Lucy has been haunted for a while by a voice inside her telling her that everyone deserves to die. They are humans, and she's not, and that all humans are just like these kids. She suddenly snaps and gives into the voice finally and releases her vectors. The scene suddenly switches to an emtpy classroom with blood everywhere.
But was Lucy violent because she's a diclonius? Or was she giving in to the basest of instincts for the human race? I think Kouta answers that best. "Just because your instinct is to kill humans, you're going to give in and say 'It can't be helped?' Humans have instincts like that, but aren't we living normal lives while suppressing them?"
Fun stuff! Where Elfen Lied Takes Place
The Redeeming Feature
Even though the series seems almost to drive at the point that Lucy wasn't a killer because of the fact she's a diclonius, but rather because she's a human, there is still some redeeming features. Not every human is cruel. Kouta and Yuka both welcome an amnesiac Lucy into their home, despite the horns. They also legally adopted Mayu - her mother did not hesitate to sign off on the adoption papers - and helped her get back into school.
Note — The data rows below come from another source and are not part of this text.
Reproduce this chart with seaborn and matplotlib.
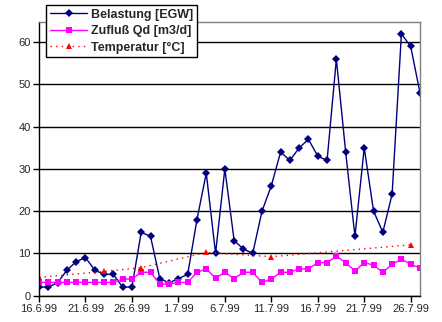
import matplotlib
matplotlib.use("Agg")
import matplotlib.pyplot as plt
import seaborn as sns
import pandas as pd
import numpy as np

dates = pd.date_range("1999-06-16", "1999-07-27", freq="D")
belastung = [2, 2, 3, 6, 8, 9, 6, 5, 5, 2, 2, 15, 14, 4, 3, 4, 5, 18, 29, 10,
             30, 13, 11, 10, 20, 26, 34, 32, 35, 37, 33, 32, 56, 34, 14, 35, 20, 15, 24, 62,
             59, 48]
zufluss = [3.1, 3.1, 3.1, 3.1, 3.1, 3.1, 3.1, 3.1, 3.1, 3.9, 3.9, 5.5, 5.5, 2.7, 2.7, 3.1,
           3.1, 5.5, 6.3, 4.1, 5.5, 4.0, 5.5, 5.5, 3.1, 3.9, 5.5, 5.5, 6.3, 6.3, 7.8, 7.8,
           9.3, 7.8, 5.8, 7.8, 7.2, 5.5, 7.4, 8.6, 7.4, 6.5]
temp_dates = pd.to_datetime(["1999-06-16", "1999-06-23", "1999-06-27", "1999-07-04",
                             "1999-07-11", "1999-07-26"])
temperatur = [4.3, 5.7, 6.6, 10.2, 9.2, 12.0]
tick_dates = pd.to_datetime(["1999-06-16", "1999-06-21", "1999-06-26", "1999-07-01",
                             "1999-07-06", "1999-07-11", "1999-07-16", "1999-07-21",
                             "1999-07-26"])
tick_labels = ["16.6.99", "21.6.99", "26.6.99", "1.7.99", "6.7.99", "11.7.99",
               "16.7.99", "21.7.99", "26.7.99"]

df = pd.DataFrame({"Datum": dates, "Belastung": belastung, "Zufluss": zufluss})
dft = pd.DataFrame({"Datum": temp_dates, "Temperatur": temperatur})

sns.set_style("white")
plt.rcParams["font.family"] = ["Liberation Sans", "DejaVu Sans"]

fig = plt.figure(figsize=(4.42, 3.22), dpi=100)
ax = fig.add_axes([39 / 442, 1 - 295.5 / 322, 381 / 442, 273.5 / 322])

sns.lineplot(data=df, x="Datum", y="Belastung", ax=ax, color="#000080", lw=1.0,
             marker="D", markersize=4, markeredgewidth=0, label="Belastung [EGW]")
sns.lineplot(data=df, x="Datum", y="Zufluss", ax=ax, color="#FF00FF", lw=1.0,
             marker="s", markersize=5, markeredgewidth=0, label="Zufluß Qd [m3/d]")
sns.lineplot(data=dft, x="Datum", y="Temperatur", ax=ax, color="#FF0000", lw=1.0,
             linestyle=(0, (1, 3)), marker="^", markersize=5, markeredgewidth=0,
             label="Temperatur [°C]")

ax.set_xlim(dates[0], dates[-1])
ax.set_ylim(0, 64.8)
ax.set_yticks([0, 10, 20, 30, 40, 50, 60])
ax.set_xticks(tick_dates)
ax.set_xticklabels(tick_labels)
ax.set_xlabel("")
ax.set_ylabel("")
ax.grid(axis="y", color="black", lw=1.0)
ax.grid(axis="x", visible=False)
ax.set_axisbelow(True)
for s in ["top", "right"]:
    ax.spines[s].set_color("#808080")
    ax.spines[s].set_linewidth(1.0)
for s in ["left", "bottom"]:
    ax.spines[s].set_color("black")
    ax.spines[s].set_linewidth(1.0)
ax.tick_params(axis="both", direction="out", length=4, width=1, color="black",
               labelsize=8, pad=2, bottom=True, left=True)

leg = ax.legend(loc="upper left", bbox_to_anchor=(46 / 442, 1 - 5 / 322),
                bbox_transform=fig.transFigure, frameon=True, fancybox=False,
                shadow=False, framealpha=1, edgecolor="black", borderpad=0.3,
                borderaxespad=0, labelspacing=0.35, handlelength=3.0, handletextpad=0.3,
                prop={"weight": "bold", "size": 9})
leg.get_frame().set_linewidth(1.0)

fig.savefig("out.png", dpi=100)
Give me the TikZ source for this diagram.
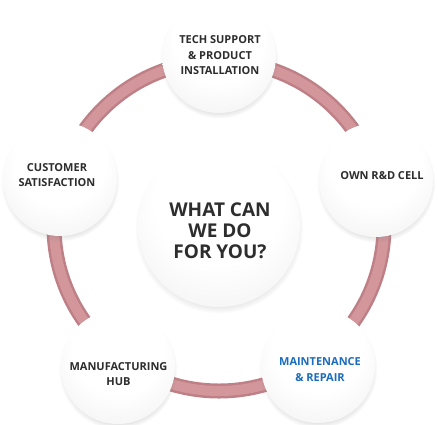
\documentclass[tikz,border=0pt]{standalone}
\usepackage{fontspec}
\setmainfont{Open Sans}
\usetikzlibrary{shadows}
\definecolor{txtgray}{RGB}{45,45,45}
\definecolor{txtblue}{RGB}{26,108,188}
\definecolor{ringdark}{RGB}{190,128,134}
\definecolor{ringlight}{RGB}{210,150,155}
\pgfdeclareradialshading{bubshade}{\pgfpoint{0bp}{12bp}}{color(0bp)=(white); color(20bp)=(white); color(42bp)=(black!7); color(62bp)=(black!22)}
\tikzset{
  bub/.style={circle, inner sep=0pt, shading=bubshade,
    circular drop shadow={shadow xshift=0pt, shadow yshift=-3pt, shadow scale=1.04, opacity=0.3}},
  small/.style={bub, minimum size=114pt},
  big/.style={bub, minimum size=162pt},
  stxt/.style={align=center, text=txtgray, font=\bfseries\fontsize{11pt}{15.5pt}\selectfont},
  btxt/.style={align=center, text=txtgray, font=\bfseries\fontsize{19pt}{21pt}\selectfont},
  ringa/.style={circle, inner sep=0pt, minimum size=330pt, draw=ringdark, line width=15pt},
  ringb/.style={circle, inner sep=0pt, minimum size=330pt, draw=ringlight, line width=10pt}
}
\begin{document}
\begin{tikzpicture}[x=1pt,y=-1pt]
\useasboundingbox (0,0) rectangle (438,424);
\node[ringa] (ring) at (219,226) {};
\node[ringb] (ringhl) at (219,226) {};
\node[big] (c0) at (219,226) {};
\node[small] (c1) at (219,56) {};
\node[small] (c2) at (376,180) {};
\node[small] (c3) at (60,179) {};
\node[small] (c4) at (118,367) {};
\node[small] (c5) at (318,366) {};
\node[btxt] (t0) at (220,231) {WHAT CAN\\WE DO\\FOR YOU?};
\node[stxt] (t1) at (220,55.5) {TECH SUPPORT\\\& PRODUCT\\INSTALLATION};
\node[stxt] (t2) at (382,176) {OWN R\&D CELL};
\node[stxt] (t3) at (57,175) {CUSTOMER\\SATISFACTION};
\node[stxt] (t4) at (118.5,374) {MANUFACTURING\\HUB};
\node[stxt, text=txtblue] (t5) at (320,369.5) {MAINTENANCE\\\& REPAIR};
\end{tikzpicture}
\end{document}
They were (for the most part) two selfless people, and their "family" grew. Even "Number 7" - named Nana - after apologizing for attacking Lucy, was welcomed in as part of the family.
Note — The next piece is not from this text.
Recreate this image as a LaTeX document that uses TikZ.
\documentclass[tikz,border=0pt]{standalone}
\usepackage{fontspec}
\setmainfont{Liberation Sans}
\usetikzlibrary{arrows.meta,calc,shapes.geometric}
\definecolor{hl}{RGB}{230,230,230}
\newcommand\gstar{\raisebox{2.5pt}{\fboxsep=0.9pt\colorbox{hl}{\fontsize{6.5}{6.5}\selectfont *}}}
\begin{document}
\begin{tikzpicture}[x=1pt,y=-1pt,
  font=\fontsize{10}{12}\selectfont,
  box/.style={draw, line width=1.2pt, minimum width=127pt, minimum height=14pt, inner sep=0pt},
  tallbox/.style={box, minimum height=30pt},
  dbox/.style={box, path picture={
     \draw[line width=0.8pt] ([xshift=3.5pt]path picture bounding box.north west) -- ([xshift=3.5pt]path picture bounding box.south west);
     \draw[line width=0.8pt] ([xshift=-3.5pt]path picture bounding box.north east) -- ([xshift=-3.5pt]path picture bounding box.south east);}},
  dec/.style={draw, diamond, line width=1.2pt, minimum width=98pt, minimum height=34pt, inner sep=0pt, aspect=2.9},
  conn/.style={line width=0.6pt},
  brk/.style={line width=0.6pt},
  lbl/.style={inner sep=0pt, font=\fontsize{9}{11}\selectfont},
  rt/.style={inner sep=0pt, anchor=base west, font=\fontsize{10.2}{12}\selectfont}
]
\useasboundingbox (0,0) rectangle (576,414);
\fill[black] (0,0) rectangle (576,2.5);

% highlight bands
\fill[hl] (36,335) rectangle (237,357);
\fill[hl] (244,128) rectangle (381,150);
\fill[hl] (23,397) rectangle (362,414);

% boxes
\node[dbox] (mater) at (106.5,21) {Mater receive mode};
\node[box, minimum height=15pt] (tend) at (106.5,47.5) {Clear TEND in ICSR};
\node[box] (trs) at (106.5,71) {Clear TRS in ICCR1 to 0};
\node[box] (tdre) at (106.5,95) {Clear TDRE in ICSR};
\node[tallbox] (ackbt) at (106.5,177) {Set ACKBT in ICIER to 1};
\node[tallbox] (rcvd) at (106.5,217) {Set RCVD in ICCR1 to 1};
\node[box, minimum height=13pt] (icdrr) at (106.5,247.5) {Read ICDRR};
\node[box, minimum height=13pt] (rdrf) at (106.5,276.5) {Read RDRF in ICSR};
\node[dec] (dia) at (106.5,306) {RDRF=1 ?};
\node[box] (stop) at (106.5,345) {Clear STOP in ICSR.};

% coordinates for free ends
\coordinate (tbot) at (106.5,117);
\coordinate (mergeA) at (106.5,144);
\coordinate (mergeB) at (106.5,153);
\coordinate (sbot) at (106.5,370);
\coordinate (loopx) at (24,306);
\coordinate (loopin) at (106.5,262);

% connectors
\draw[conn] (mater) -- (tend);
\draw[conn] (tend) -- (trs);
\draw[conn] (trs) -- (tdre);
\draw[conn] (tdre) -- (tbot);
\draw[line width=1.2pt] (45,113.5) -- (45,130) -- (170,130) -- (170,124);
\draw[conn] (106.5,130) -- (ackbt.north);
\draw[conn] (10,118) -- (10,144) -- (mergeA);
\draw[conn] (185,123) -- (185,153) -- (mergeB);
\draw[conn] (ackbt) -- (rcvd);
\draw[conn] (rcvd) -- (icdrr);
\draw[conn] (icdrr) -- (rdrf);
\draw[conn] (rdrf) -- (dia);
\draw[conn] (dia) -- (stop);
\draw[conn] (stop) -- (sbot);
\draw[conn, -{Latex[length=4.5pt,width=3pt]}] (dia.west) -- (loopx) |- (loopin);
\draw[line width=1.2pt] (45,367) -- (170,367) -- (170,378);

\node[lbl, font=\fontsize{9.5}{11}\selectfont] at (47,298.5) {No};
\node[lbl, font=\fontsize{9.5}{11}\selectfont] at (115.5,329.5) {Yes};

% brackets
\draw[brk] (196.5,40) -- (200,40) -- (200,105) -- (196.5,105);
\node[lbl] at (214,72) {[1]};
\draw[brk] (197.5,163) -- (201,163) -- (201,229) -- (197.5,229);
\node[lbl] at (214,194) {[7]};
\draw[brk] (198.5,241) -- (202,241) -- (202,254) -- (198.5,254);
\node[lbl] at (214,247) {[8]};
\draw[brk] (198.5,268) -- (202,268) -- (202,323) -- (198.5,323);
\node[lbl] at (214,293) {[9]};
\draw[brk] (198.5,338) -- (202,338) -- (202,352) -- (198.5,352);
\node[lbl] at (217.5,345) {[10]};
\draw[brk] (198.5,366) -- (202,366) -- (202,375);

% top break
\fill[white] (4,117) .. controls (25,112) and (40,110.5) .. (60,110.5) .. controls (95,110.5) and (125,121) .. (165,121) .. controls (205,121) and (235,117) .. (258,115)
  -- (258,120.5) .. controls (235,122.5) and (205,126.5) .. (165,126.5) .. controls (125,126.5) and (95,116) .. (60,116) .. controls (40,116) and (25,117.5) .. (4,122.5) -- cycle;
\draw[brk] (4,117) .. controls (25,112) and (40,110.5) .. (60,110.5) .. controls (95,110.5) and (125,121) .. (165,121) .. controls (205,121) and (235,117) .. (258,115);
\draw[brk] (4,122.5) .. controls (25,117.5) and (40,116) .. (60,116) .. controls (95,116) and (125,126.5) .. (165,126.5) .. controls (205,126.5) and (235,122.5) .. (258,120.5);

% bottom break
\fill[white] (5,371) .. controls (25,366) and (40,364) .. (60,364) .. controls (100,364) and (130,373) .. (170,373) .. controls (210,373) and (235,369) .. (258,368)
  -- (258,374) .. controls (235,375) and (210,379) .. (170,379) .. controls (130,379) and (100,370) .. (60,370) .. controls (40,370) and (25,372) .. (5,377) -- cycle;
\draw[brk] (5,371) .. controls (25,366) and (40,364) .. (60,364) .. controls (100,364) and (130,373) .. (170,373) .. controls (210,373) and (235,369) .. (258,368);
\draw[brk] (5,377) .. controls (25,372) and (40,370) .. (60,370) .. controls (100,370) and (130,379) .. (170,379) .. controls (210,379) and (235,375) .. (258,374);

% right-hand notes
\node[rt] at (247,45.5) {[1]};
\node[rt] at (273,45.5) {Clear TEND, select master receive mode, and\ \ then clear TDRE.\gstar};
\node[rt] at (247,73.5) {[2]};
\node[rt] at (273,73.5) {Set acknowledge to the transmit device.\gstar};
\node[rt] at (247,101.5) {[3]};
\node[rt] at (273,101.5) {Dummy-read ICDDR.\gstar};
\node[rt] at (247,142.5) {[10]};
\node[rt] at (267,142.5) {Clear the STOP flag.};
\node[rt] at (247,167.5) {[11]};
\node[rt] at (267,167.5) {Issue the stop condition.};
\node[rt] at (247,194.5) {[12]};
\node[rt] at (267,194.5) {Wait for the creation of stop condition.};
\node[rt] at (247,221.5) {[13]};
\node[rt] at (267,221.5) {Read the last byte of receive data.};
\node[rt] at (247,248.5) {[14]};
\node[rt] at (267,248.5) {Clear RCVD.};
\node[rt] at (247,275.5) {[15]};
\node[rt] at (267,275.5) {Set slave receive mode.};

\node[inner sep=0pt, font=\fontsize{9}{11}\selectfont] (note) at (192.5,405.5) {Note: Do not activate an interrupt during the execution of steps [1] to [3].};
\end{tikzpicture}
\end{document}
Even after Learning that Nyuu (The name given to Lucy after she lost her memory) was responsible for the death of his father and sister, he couldn't forgive her, but he couldn't let go of a member of his new family either. He wanted her to come home, so they could be a family again.
There is an amazing contrast here between the two sides of humanity, symbolized by the amazing contrast between the adorably cute portions of the series and the overwhelmingly graphic. A contrast that reinforces this message: that humans are capable of the most gruesome, cruel, terrifying and disturbing acts imaginable. But we are also capable of the most pure, loving, sensitive and selfless acts too. And THAT is a direction to which I hope we could evolve.